▸ **Exercise instructions**:
Do not repeat pictures. Repeat exactly the lines of the listing below from its first line through the line with "from matplotlib.ticker import".

▸ **Collected material**:
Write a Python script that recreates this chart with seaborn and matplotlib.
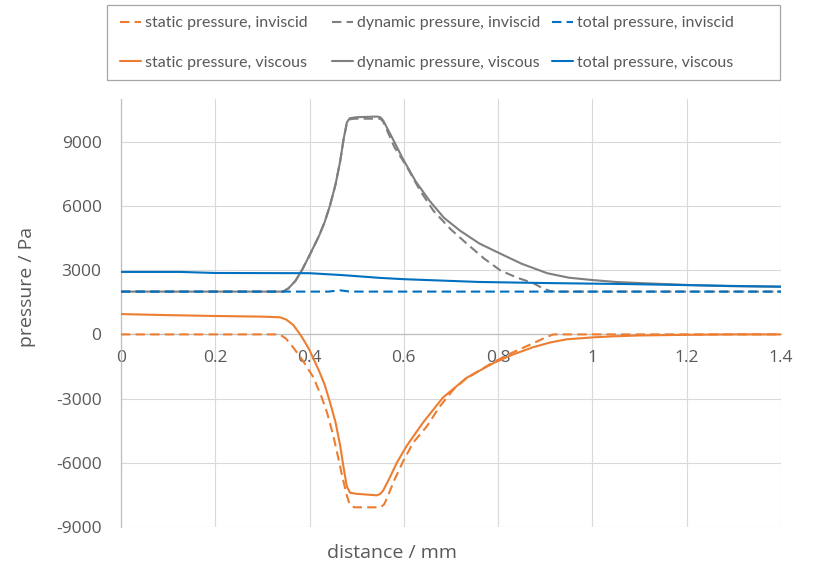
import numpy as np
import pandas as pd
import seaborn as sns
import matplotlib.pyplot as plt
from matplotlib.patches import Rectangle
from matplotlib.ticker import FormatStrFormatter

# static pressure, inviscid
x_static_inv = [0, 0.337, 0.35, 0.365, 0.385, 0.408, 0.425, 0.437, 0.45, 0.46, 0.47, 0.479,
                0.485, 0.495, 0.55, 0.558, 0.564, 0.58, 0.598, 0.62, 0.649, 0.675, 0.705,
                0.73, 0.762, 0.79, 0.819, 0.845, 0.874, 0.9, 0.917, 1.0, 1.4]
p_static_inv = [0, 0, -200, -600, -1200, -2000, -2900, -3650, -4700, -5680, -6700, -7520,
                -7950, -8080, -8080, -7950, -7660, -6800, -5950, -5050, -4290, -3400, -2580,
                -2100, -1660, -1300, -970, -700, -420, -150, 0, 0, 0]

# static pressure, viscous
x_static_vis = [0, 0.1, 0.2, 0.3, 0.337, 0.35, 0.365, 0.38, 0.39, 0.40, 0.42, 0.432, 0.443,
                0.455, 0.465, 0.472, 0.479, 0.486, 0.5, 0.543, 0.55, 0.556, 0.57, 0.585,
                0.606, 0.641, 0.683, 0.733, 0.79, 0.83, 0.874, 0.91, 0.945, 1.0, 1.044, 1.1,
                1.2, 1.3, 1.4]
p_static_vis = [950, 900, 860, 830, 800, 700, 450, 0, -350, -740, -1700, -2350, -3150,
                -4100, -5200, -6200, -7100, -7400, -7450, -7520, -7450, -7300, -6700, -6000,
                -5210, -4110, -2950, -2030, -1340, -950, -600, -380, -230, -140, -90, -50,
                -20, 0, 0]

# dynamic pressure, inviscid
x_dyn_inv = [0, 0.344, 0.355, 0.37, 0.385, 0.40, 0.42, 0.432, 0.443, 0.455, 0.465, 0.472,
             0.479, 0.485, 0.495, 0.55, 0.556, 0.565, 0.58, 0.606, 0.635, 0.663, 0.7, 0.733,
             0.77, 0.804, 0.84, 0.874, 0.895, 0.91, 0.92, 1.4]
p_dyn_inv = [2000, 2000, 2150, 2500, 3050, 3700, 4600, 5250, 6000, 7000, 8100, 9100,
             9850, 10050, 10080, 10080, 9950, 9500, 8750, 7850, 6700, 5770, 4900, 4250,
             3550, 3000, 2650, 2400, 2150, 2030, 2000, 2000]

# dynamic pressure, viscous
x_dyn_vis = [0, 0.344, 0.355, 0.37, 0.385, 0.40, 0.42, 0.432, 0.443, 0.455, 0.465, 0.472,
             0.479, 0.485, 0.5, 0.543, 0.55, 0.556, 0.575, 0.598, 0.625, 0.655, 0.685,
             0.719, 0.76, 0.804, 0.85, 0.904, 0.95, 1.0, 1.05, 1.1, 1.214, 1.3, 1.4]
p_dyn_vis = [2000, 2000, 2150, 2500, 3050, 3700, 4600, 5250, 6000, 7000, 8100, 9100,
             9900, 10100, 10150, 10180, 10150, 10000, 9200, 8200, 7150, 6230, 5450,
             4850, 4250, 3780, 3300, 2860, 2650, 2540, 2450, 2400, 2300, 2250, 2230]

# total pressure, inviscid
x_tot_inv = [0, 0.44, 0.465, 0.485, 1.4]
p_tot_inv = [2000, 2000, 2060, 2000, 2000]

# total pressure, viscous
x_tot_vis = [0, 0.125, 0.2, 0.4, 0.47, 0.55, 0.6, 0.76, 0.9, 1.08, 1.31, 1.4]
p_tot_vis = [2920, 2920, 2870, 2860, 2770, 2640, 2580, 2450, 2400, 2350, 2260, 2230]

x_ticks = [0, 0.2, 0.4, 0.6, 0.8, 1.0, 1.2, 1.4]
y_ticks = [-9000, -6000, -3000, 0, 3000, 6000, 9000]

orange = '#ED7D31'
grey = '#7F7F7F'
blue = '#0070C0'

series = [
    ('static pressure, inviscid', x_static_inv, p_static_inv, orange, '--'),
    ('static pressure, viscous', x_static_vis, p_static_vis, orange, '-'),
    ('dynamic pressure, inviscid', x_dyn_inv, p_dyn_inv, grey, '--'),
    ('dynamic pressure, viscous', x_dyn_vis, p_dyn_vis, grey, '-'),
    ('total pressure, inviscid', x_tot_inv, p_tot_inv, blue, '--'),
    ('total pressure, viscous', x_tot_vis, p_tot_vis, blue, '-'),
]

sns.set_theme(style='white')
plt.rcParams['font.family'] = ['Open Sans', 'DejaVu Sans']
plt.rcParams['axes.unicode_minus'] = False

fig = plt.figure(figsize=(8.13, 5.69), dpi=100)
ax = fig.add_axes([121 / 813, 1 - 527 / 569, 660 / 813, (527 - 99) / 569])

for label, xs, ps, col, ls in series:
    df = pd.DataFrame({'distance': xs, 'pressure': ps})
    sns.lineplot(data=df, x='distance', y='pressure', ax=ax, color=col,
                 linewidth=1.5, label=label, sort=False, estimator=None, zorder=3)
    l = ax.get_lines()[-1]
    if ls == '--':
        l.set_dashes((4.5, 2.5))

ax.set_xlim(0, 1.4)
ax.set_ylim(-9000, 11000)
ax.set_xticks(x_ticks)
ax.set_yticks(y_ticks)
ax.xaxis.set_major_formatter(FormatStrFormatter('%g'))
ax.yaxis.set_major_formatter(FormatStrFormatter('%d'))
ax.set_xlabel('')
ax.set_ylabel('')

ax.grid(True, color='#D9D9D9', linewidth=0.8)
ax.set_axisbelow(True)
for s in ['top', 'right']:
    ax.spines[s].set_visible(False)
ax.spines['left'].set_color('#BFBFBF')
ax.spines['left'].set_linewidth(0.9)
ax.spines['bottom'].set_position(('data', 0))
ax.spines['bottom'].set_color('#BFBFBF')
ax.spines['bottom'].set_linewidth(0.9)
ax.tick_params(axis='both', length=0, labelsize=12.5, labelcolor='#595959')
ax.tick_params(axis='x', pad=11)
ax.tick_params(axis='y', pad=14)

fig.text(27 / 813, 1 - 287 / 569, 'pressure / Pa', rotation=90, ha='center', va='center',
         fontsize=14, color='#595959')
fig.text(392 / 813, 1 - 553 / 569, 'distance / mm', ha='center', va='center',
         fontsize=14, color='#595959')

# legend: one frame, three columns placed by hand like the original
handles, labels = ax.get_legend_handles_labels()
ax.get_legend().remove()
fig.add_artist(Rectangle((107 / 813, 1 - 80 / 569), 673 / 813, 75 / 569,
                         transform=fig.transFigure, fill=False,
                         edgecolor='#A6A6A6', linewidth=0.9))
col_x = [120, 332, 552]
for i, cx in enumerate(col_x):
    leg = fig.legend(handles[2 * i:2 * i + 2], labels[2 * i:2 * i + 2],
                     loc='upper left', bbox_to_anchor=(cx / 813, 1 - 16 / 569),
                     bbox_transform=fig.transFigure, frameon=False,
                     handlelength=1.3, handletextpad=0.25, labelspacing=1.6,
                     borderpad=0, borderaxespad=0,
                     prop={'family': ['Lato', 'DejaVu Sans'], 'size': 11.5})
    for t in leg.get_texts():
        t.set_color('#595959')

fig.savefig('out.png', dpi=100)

▸ **Task solution**:
Write a Python script that recreates this chart with seaborn and matplotlib.
import numpy as np
import pandas as pd
import seaborn as sns
import matplotlib.pyplot as plt
from matplotlib.patches import Rectangle
from matplotlib.ticker import FormatStrFormatter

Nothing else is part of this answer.